**AIM OF THE TASK:**
Your task is to reproduce, verbatim and without pictures, the lines from the opening of the listing through the line containing "alpha=a, lw=0, zorder=3))".

● ● ● ● ● ● ●

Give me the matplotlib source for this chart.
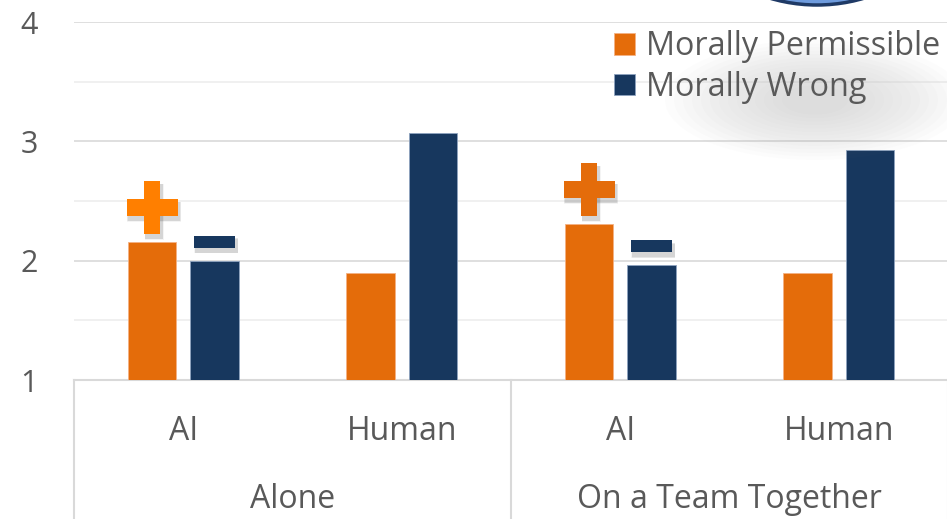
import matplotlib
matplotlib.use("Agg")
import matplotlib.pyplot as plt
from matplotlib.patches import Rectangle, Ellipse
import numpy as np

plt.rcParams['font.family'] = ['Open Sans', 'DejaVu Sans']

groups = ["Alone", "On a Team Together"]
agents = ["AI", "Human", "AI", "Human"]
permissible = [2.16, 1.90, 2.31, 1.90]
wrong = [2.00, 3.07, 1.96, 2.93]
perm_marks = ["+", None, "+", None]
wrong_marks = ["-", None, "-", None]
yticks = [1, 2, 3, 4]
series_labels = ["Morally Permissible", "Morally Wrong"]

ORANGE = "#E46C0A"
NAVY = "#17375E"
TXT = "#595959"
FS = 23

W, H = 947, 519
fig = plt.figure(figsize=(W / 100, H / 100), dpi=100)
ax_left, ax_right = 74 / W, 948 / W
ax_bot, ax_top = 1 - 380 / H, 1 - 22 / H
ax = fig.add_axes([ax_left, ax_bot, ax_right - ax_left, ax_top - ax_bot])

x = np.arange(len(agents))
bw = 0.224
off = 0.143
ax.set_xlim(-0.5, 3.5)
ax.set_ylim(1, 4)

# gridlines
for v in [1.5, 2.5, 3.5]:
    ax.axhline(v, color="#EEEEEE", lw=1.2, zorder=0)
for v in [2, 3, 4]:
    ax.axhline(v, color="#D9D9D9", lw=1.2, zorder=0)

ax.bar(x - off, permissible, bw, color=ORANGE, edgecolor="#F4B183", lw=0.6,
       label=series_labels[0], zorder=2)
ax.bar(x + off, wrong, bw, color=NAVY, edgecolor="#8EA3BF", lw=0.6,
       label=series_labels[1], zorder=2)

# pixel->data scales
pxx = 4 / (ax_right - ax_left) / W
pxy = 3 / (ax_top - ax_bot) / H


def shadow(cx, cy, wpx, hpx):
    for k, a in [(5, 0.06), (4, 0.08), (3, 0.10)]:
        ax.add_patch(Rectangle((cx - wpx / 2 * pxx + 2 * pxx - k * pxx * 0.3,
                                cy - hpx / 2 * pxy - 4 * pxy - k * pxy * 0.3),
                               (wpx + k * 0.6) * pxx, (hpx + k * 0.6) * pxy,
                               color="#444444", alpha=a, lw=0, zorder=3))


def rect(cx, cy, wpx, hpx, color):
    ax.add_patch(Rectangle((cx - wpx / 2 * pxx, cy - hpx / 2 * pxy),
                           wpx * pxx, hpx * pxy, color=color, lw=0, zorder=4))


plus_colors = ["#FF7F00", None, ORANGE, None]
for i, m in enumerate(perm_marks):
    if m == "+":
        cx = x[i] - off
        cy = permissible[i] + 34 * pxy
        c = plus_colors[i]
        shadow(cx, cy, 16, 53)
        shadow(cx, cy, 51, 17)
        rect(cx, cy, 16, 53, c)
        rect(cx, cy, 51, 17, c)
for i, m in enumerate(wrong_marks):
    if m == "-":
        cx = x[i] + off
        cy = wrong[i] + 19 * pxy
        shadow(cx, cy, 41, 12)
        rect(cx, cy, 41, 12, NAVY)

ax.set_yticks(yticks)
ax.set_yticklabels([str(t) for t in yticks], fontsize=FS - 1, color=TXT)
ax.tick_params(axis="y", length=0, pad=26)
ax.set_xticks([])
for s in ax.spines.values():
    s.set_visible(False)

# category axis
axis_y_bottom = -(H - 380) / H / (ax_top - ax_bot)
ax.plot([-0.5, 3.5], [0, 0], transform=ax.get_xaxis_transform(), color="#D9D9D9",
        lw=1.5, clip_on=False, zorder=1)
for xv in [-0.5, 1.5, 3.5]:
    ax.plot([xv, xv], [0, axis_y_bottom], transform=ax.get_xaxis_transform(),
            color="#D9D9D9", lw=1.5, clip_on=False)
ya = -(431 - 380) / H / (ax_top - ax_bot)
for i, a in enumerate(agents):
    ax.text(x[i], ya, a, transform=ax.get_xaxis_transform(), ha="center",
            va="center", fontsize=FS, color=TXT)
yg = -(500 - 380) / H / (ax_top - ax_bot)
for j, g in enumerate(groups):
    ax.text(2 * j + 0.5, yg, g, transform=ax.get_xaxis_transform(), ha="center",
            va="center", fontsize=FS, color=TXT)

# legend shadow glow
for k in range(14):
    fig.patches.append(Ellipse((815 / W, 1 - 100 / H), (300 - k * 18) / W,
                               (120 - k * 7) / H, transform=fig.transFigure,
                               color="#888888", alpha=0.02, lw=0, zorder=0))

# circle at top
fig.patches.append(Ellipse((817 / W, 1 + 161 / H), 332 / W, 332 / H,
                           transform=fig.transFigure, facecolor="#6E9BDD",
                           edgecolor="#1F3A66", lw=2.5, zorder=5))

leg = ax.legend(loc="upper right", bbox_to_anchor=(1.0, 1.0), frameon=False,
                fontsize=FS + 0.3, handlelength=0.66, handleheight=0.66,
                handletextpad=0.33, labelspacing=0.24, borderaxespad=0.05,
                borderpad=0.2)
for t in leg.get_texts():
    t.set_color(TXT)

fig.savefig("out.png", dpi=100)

● ● ● ● ● ● ●

**COMPLETED EXERCISE:**
Give me the matplotlib source for this chart.
import matplotlib
matplotlib.use("Agg")
import matplotlib.pyplot as plt
from matplotlib.patches import Rectangle, Ellipse
import numpy as np

plt.rcParams['font.family'] = ['Open Sans', 'DejaVu Sans']

groups = ["Alone", "On a Team Together"]
agents = ["AI", "Human", "AI", "Human"]
permissible = [2.16, 1.90, 2.31, 1.90]
wrong = [2.00, 3.07, 1.96, 2.93]
perm_marks = ["+", None, "+", None]
wrong_marks = ["-", None, "-", None]
yticks = [1, 2, 3, 4]
series_labels = ["Morally Permissible", "Morally Wrong"]

ORANGE = "#E46C0A"
NAVY = "#17375E"
TXT = "#595959"
FS = 23

W, H = 947, 519
fig = plt.figure(figsize=(W / 100, H / 100), dpi=100)
ax_left, ax_right = 74 / W, 948 / W
ax_bot, ax_top = 1 - 380 / H, 1 - 22 / H
ax = fig.add_axes([ax_left, ax_bot, ax_right - ax_left, ax_top - ax_bot])

x = np.arange(len(agents))
bw = 0.224
off = 0.143
ax.set_xlim(-0.5, 3.5)
ax.set_ylim(1, 4)

# gridlines
for v in [1.5, 2.5, 3.5]:
    ax.axhline(v, color="#EEEEEE", lw=1.2, zorder=0)
for v in [2, 3, 4]:
    ax.axhline(v, color="#D9D9D9", lw=1.2, zorder=0)

ax.bar(x - off, permissible, bw, color=ORANGE, edgecolor="#F4B183", lw=0.6,
       label=series_labels[0], zorder=2)
ax.bar(x + off, wrong, bw, color=NAVY, edgecolor="#8EA3BF", lw=0.6,
       label=series_labels[1], zorder=2)

# pixel->data scales
pxx = 4 / (ax_right - ax_left) / W
pxy = 3 / (ax_top - ax_bot) / H


def shadow(cx, cy, wpx, hpx):
    for k, a in [(5, 0.06), (4, 0.08), (3, 0.10)]:
        ax.add_patch(Rectangle((cx - wpx / 2 * pxx + 2 * pxx - k * pxx * 0.3,
                                cy - hpx / 2 * pxy - 4 * pxy - k * pxy * 0.3),
                               (wpx + k * 0.6) * pxx, (hpx + k * 0.6) * pxy,
                               color="#444444", alpha=a, lw=0, zorder=3))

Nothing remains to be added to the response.